I was born in Vicenza, a small town on the north-east side of Italy, about half an hour from Venice. After I finished high school I travelled around Europe and then on to the United States for a couple of years. I ended up in Sydney, Australia in 2003 where I found home and where I lived ever since.
I was raised with very traditional Italian values and beliefs. Italian culture is very family orientated, even today, and the separation of gender roles continues to be traditional on this front. Much more deserves to be said about gender roles and how they impact people’s relationships, self-identity and self-esteem. My parents were very traditional and religious. I was always taught that my primary role as a woman would involve becoming a good wife and a good mother. I was taught to believe that a woman needs to look after her family and, as part of her role, she must provide balance and care for the other family members.
I was encouraged to find a good man who would provide stability and financial safety in order for me to create the “happy traditional Italian family”. I was informed that all this should be ideally achieved by my middle twenties otherwise the extended family members, friends and neighbours would eventually start thinking and gossiping that there was something wrong with me or someone perhaps made a spell on me.

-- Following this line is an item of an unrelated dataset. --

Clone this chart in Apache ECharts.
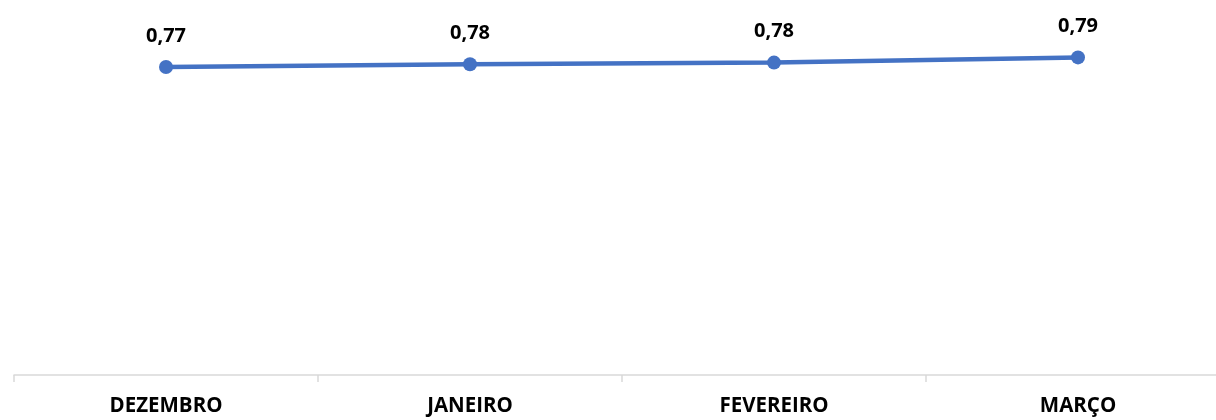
<!DOCTYPE html>
<html><head><meta charset="utf-8">
<script src="https://cdn.jsdelivr.net/npm/echarts@6/dist/echarts.min.js"></script>
<style>html,body{margin:0;padding:0;background:#fff}#c{width:1216px;height:420px}</style>
</head><body><div id="c"></div>
<script>
const categories = ['DEZEMBRO', 'JANEIRO', 'FEVEREIRO', 'MARÇO'];
const values = [0.770, 0.777, 0.781, 0.794];
const yMin = 0, yMax = 0.9;

const chart = echarts.init(document.getElementById('c'), null, {renderer: 'canvas'});
chart.setOption({
  animation: false,
  grid: {left: 14, right: -14, top: 15, bottom: 45, containLabel: false, outerBoundsMode: 'none'},
  xAxis: {
    type: 'category', data: categories, boundaryGap: true,
    axisLine: {show: true, lineStyle: {color: '#D9D9D9', width: 1.5}},
    axisTick: {show: true, alignWithLabel: false, length: 7, lineStyle: {color: '#D9D9D9', width: 1.5}},
    axisLabel: {margin: 21, color: '#000', fontFamily: 'Open Sans', fontWeight: 'bold', fontSize: 20.5, interval: 0}
  },
  yAxis: {
    type: 'value', min: yMin, max: yMax, show: false, splitLine: {show: false}
  },
  series: [{
    type: 'line', data: values,
    symbol: 'circle', symbolSize: 14,
    lineStyle: {color: '#4472C4', width: 4.5},
    itemStyle: {color: '#4472C4'},
    label: {
      show: true, position: 'top', distance: 14,
      color: '#000', fontFamily: 'Open Sans', fontWeight: 'bold', fontSize: 20,
      formatter: p => p.value.toFixed(2).replace('.', ',')
    }
  }]
});
</script></body></html>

Nevertheless, despite my very Italian upbringing I do not reflect any of the roles that being a woman in my culture involves. I am now in my thirties, I am single, I don’t have children and I am very independent on all counts. The path to my current identity has been far from straight forward and it has involved numerous life changes along the way to make me who I am today.
Don’t get me wrong, I love my culture and my country and I carry both in my heart. I still identify myself as an Italian woman and my strong Italian accent when I speak in English is something that I am very proud of. However, discovering other cultures and, in particular, living in Australia has opened my eyes and made me realise that my identity was more important than the expectations of my family and culture.
In Australia, I found freedom in whom I really wanted to be. This country has provided me with amazing opportunities for everything I wanted to become. Let’s not forget to mention the amazing people who live here, who made me feel like I was at home from the very first day I arrived. I felt so happy because they demonstrated nothing but appreciation for my culture, many wanting to know more.
I define myself as a soul with two hearts: one Italian and one Australian. I carry both countries and cultures inside me, each equally as strong as the other. I am Italian by blood, Australian by choice.